Pick every line from the data that holds the word "picture".

+ + + + +

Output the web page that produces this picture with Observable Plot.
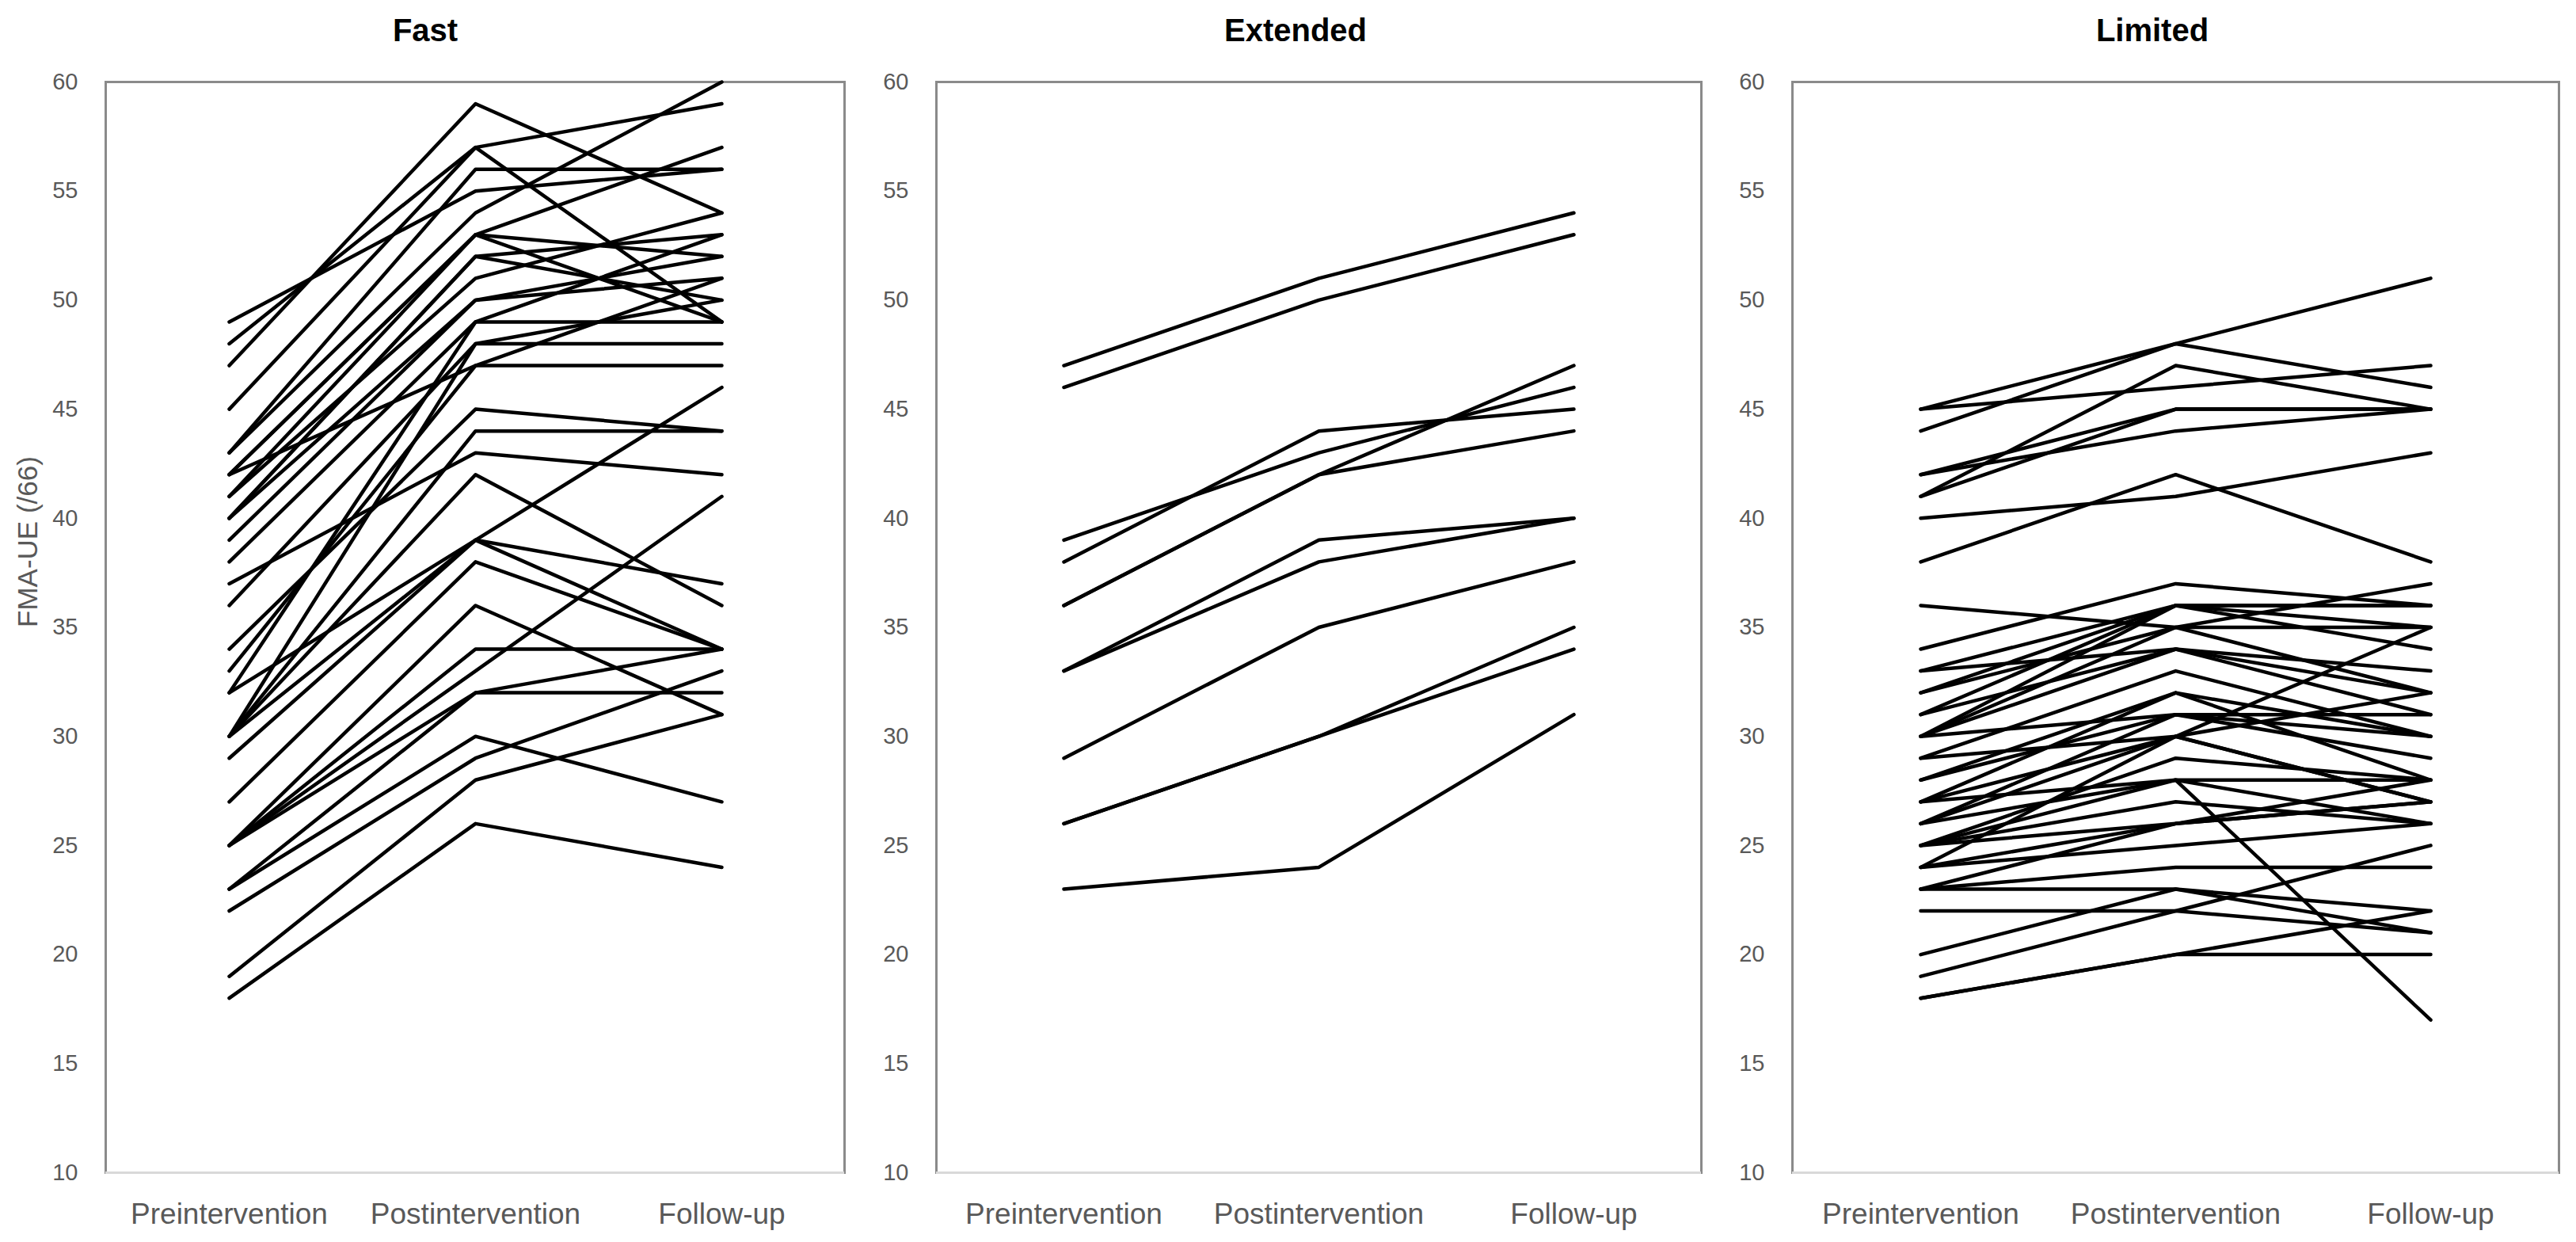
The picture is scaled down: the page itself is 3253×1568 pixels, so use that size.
<!DOCTYPE html>
<html>
<head>
<meta charset="utf-8">
<script src="https://cdn.jsdelivr.net/npm/d3@7"></script>
<script src="https://cdn.jsdelivr.net/npm/@observablehq/plot@0.6"></script>
<style>
  html, body { margin: 0; padding: 0; background: #fff; }
  #wrap { position: relative; width: 3253px; height: 1568px; background: #fff; font-family: "Liberation Sans", Arial, sans-serif; }
  .title { position: absolute; top: 16px; font-weight: bold; font-size: 40px; line-height: 44px; color: #000; transform: translateX(-50%); white-space: nowrap; }
  .panel { position: absolute; top: 60px; }
</style>
</head>
<body>
<div id="wrap"></div>
<script>
// ---- data ----
const phases = ["Preintervention", "Postintervention", "Follow-up"];
const panelTitles = ["Fast", "Extended", "Limited"];
const yTicks = [10, 15, 20, 25, 30, 35, 40, 45, 50, 55, 60];
const yLabel = "FMA-UE (/66)";

const fastPre    = [47,45,48,49,43,43,42,42,41,40,40,41,40,39,38,32,36,30,42,33,34,30,37,30,32,29,30,27,25,25,25,25,23,23,22,19,18];
const fastPost   = [59,57,57,55,56,54,53,53,53,52,52,51,50,50,49,49,48,48,47,47,45,44,43,42,39,39,39,38,36,34,33,32,32,30,29,28,26];
const fastFollow = [54,59,49,56,56,60,57,52,49,53,50,54,51,52,53,49,50,48,47,51,44,44,42,36,46,37,34,34,31,34,41,34,32,27,33,31,24];

const extPre    = [47,46,39,38,36,36,33,33,29,26,26,23];
const extPost   = [51,50,43,44,42,42,39,38,35,30,30,24];
const extFollow = [54,53,46,45,47,44,40,40,38,35,34,31];

const limPre    = [45,44,45,41,42,41,42,40,38,
                   36,34,33,33,32,32,31,31,30,30,30,30,29,29,28,28,27,27,27,26,26,26,25,25,25,25,24,24,23,23,23,24,22,20,19,18,18];
const limPost   = [48,48,46,47,45,45,44,41,42,
                   35,37,36,34,36,35,36,34,36,35,31,34,33,30,32,31,32,30,28,31,30,28,29,28,26,27,26,25,26,24,23,30,22,23,22,20,20];
const limFollow = [51,46,47,45,45,45,45,43,38,
                   35,36,35,33,36,32,34,32,36,37,30,31,30,32,28,31,30,27,28,29,27,26,28,17,27,26,28,26,27,24,21,35,21,22,25,22,20];

function rows(pre, post, fol) {
  return pre.flatMap((v, i) => [
    {id: i, phase: phases[0], value: v},
    {id: i, phase: phases[1], value: post[i]},
    {id: i, phase: phases[2], value: fol[i]}
  ]);
}

const panels = [
  {title: panelTitles[0], data: rows(fastPre, fastPost, fastFollow), left: 0,    width: 1090, ml: 133, mr: 24, titleX: 537,  yLabel: true},
  {title: panelTitles[1], data: rows(extPre, extPost, extFollow),    left: 1090, width: 1090, ml: 92,  mr: 32, titleX: 1636, yLabel: false},
  {title: panelTitles[2], data: rows(limPre, limPost, limFollow),    left: 2180, width: 1073, ml: 83,  mr: 22, titleX: 2718, yLabel: false}
];

const wrap = document.getElementById("wrap");
for (const p of panels) {
  const t = document.createElement("div");
  t.className = "title";
  t.style.left = p.titleX + "px";
  t.textContent = p.title;
  wrap.appendChild(t);

  const marks = [
    Plot.frame({stroke: "#8a8a8a", strokeWidth: 3}),
    Plot.ruleY([10], {stroke: "#d9d9d9", strokeWidth: 3}),
    Plot.axisY({ticks: yTicks, tickSize: 0, tickPadding: 35, fontSize: 29, label: null, tickFormat: d => String(d)}),
    Plot.axisX({tickSize: 0, tickPadding: 38, fontSize: 37, label: null}),
    Plot.line(p.data, {x: "phase", y: "value", z: "id", stroke: "#000", strokeWidth: 4.5, curve: "linear"})
  ];
  if (p.yLabel) {
    marks.push(Plot.text([yLabel], {frameAnchor: "left", dx: -98, rotate: -90, text: d => d, fontSize: 35, fill: "#595959"}));
  }
  const chart = Plot.plot({
    width: p.width,
    height: 1508,
    marginTop: 43,
    marginBottom: 88,
    marginLeft: p.ml,
    marginRight: p.mr,
    style: {fontFamily: "'Liberation Sans', Arial, sans-serif", color: "#595959", background: "white", overflow: "visible"},
    x: {type: "point", domain: phases, padding: 0.5},
    y: {domain: [10, 60]},
    marks
  });
  const holder = document.createElement("div");
  holder.className = "panel";
  holder.style.left = p.left + "px";
  holder.style.width = p.width + "px";
  holder.appendChild(chart);
  wrap.appendChild(holder);
}
</script>
</body>
</html>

+ + + + +

▶ _The reply_
Output the web page that produces this picture with Observable Plot.
The picture is scaled down: the page itself is 3253×1568 pixels, so use that size.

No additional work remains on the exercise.